Given material:
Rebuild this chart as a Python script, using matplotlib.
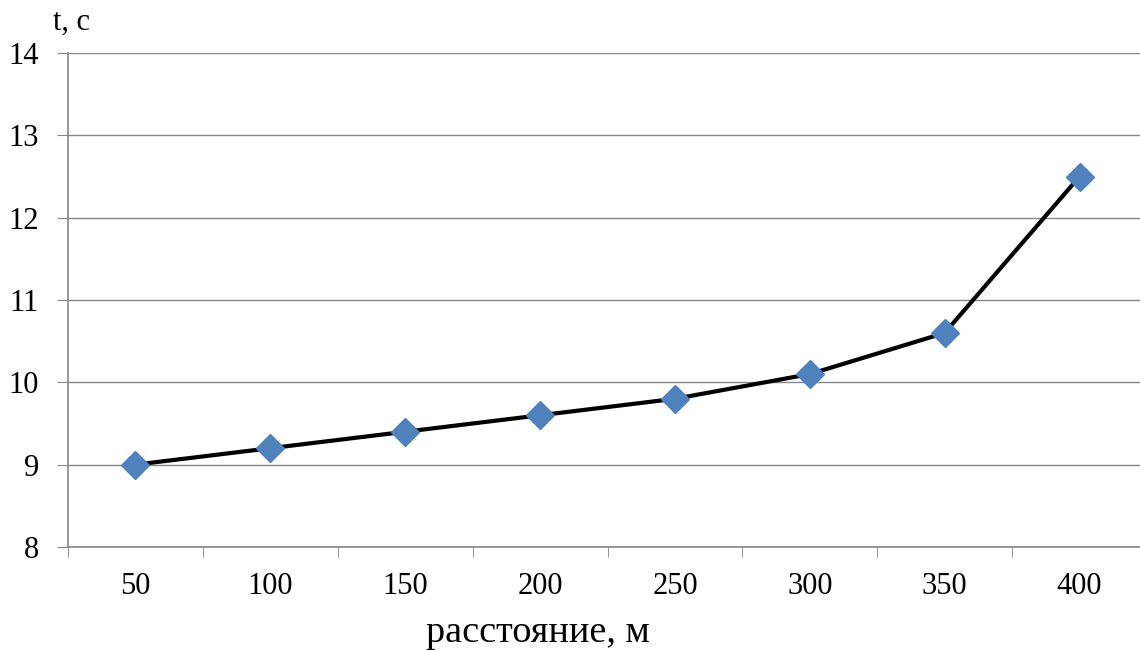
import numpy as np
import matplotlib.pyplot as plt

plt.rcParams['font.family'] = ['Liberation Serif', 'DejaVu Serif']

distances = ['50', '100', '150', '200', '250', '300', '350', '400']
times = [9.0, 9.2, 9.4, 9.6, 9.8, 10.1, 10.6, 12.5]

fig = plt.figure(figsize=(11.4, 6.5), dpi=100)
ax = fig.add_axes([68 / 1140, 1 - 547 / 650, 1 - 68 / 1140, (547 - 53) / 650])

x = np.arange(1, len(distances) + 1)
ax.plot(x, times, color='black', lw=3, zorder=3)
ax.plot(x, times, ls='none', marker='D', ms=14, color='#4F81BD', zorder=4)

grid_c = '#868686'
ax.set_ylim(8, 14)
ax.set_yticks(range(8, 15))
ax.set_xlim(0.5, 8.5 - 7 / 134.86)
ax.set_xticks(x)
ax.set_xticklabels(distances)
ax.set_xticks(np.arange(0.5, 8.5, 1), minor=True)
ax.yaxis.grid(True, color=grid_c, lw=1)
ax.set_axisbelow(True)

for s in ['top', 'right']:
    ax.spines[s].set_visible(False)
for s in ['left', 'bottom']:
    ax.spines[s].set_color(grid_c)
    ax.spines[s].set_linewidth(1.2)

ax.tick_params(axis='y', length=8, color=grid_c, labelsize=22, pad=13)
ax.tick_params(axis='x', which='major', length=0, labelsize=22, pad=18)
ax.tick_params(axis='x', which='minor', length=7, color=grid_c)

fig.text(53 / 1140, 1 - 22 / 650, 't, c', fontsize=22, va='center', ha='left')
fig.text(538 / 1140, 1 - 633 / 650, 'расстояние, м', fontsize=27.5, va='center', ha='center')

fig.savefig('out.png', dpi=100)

Given task: Leave the pictures out and output the rest of the listing exactly.

Output of the task:
Rebuild this chart as a Python script, using matplotlib.
import numpy as np
import matplotlib.pyplot as plt

plt.rcParams['font.family'] = ['Liberation Serif', 'DejaVu Serif']

distances = ['50', '100', '150', '200', '250', '300', '350', '400']
times = [9.0, 9.2, 9.4, 9.6, 9.8, 10.1, 10.6, 12.5]

fig = plt.figure(figsize=(11.4, 6.5), dpi=100)
ax = fig.add_axes([68 / 1140, 1 - 547 / 650, 1 - 68 / 1140, (547 - 53) / 650])

x = np.arange(1, len(distances) + 1)
ax.plot(x, times, color='black', lw=3, zorder=3)
ax.plot(x, times, ls='none', marker='D', ms=14, color='#4F81BD', zorder=4)

grid_c = '#868686'
ax.set_ylim(8, 14)
ax.set_yticks(range(8, 15))
ax.set_xlim(0.5, 8.5 - 7 / 134.86)
ax.set_xticks(x)
ax.set_xticklabels(distances)
ax.set_xticks(np.arange(0.5, 8.5, 1), minor=True)
ax.yaxis.grid(True, color=grid_c, lw=1)
ax.set_axisbelow(True)

for s in ['top', 'right']:
    ax.spines[s].set_visible(False)
for s in ['left', 'bottom']:
    ax.spines[s].set_color(grid_c)
    ax.spines[s].set_linewidth(1.2)

ax.tick_params(axis='y', length=8, color=grid_c, labelsize=22, pad=13)
ax.tick_params(axis='x', which='major', length=0, labelsize=22, pad=18)
ax.tick_params(axis='x', which='minor', length=7, color=grid_c)

fig.text(53 / 1140, 1 - 22 / 650, 't, c', fontsize=22, va='center', ha='left')
fig.text(538 / 1140, 1 - 633 / 650, 'расстояние, м', fontsize=27.5, va='center', ha='center')

fig.savefig('out.png', dpi=100)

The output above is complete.